A National Survey Sample (NSS) of the government of India came out with the data that Christians are the poorest. This is understandable because the majority of the Christians are SCs and MBCs. This takes us to caste religion cannot become an identifying factor for poverty or a yardstick but caste can. This has historical empirical data. The SCs and the MBCs were deprived and denied of access even to drinking water. They were barred from certain professions, (not any more) education institutions they could not think of entering. This has changed too. But there is a cumulative culture of poverty when it comes to SCs. The Constitution and the Directive Principles point to this and makes the government accountable for their upliftment. Here again a caution-positive discrimination cannot be a permanent cure. It speaks volumes of the inability of the government to continue pushing larger and larger sections of the population as backward. So the bottom line would testify that after 62 years of Planned Development there is an increase in backwardness and poverty. Do we need a government at all for this downward trend?

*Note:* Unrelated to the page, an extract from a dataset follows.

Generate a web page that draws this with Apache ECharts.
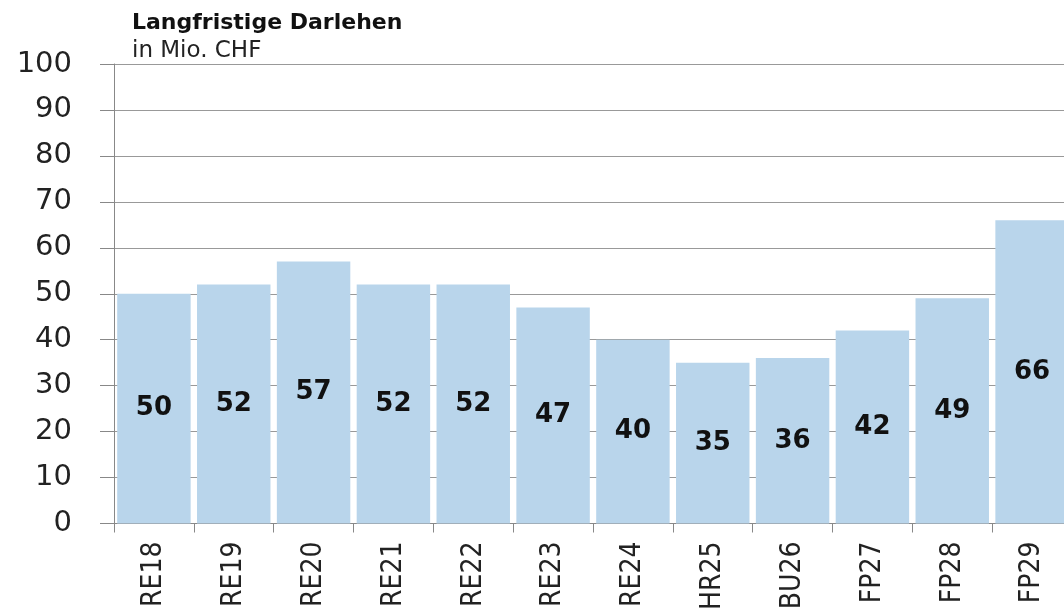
<!DOCTYPE html>
<html>
<head>
<meta charset="utf-8">
<script src="https://cdn.jsdelivr.net/npm/echarts@6/dist/echarts.min.js"></script>
<style>
  html, body { margin: 0; padding: 0; background: #fff; overflow: hidden; }
  /* chart a little wider than the window: last bar is cut off at the right edge */
  #chart { width: 1072px; height: 613px; }
</style>
</head>
<body>
<div id="chart"></div>
<script>
var categories = ['RE18', 'RE19', 'RE20', 'RE21', 'RE22', 'RE23', 'RE24', 'HR25', 'BU26', 'FP27', 'FP28', 'FP29'];
var darlehen = [50, 52, 57, 52, 52, 47, 40, 35, 36, 42, 49, 66];

var myChart = echarts.init(document.getElementById('chart'));
var option = {
  animation: false,
  title: {
    text: 'Langfristige Darlehen',
    subtext: 'in Mio. CHF',
    left: 127,
    top: 7,
    itemGap: 6,
    textStyle: {
      fontFamily: '"DejaVu Sans", sans-serif',
      fontSize: 22,
      fontWeight: 'bold',
      color: '#111'
    },
    subtextStyle: {
      fontFamily: '"DejaVu Sans", sans-serif',
      fontSize: 23,
      color: '#222'
    }
  },
  grid: {
    left: 114,
    right: 0,
    top: 64,
    bottom: 89,
    containLabel: false
  },
  xAxis: {
    type: 'category',
    data: categories,
    axisLine: { lineStyle: { color: '#888', width: 1 } },
    axisTick: { show: true, length: 9, lineStyle: { color: '#888' } },
    axisLabel: {
      rotate: 90,
      margin: 18,
      fontFamily: '"Liberation Sans Narrow", "DejaVu Sans Condensed", Roboto, sans-serif',
      fontSize: 28,
      color: '#222'
    }
  },
  yAxis: {
    type: 'value',
    min: 0,
    max: 100,
    interval: 10,
    axisLine: { show: true, lineStyle: { color: '#888', width: 1 } },
    axisTick: { show: true, length: 14, lineStyle: { color: '#888' } },
    splitLine: { lineStyle: { color: '#999', width: 1 } },
    axisLabel: {
      margin: 42,
      fontFamily: '"DejaVu Sans", sans-serif',
      fontSize: 29,
      color: '#222'
    }
  },
  series: [
    {
      name: 'Langfristige Darlehen',
      type: 'bar',
      data: darlehen,
      barCategoryGap: '8%',
      itemStyle: { color: '#b9d5eb' },
      label: {
        show: true,
        position: 'inside',
        fontFamily: '"DejaVu Sans", sans-serif',
        fontSize: 26,
        fontWeight: 'bold',
        color: '#111'
      }
    }
  ]
};
myChart.setOption(option);
</script>
</body>
</html>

Will not the ‘automatically’ falling BPL be an allurement for conversion to Islam? Is the Congress blatantly violating the Constitution? Is the Congress determined to communalise every aspect of this country and its governance? Yet it has the deception and the audacity to call itself ‘Secular’. A Ministry for Minority (read Muslim) affairs, a special budget for their institutions like madrasas, Haj subsidy all financed by the tax payers money, add to this the extension of the Aligarh Muslim University, should we call this secularism? Where does all this end? Communalism based on region (Telangana for example) caste, religion, majority, minority all are the divisive forces sowed and nurtured by the Congress, the great Secular Party the mother head of Communalism.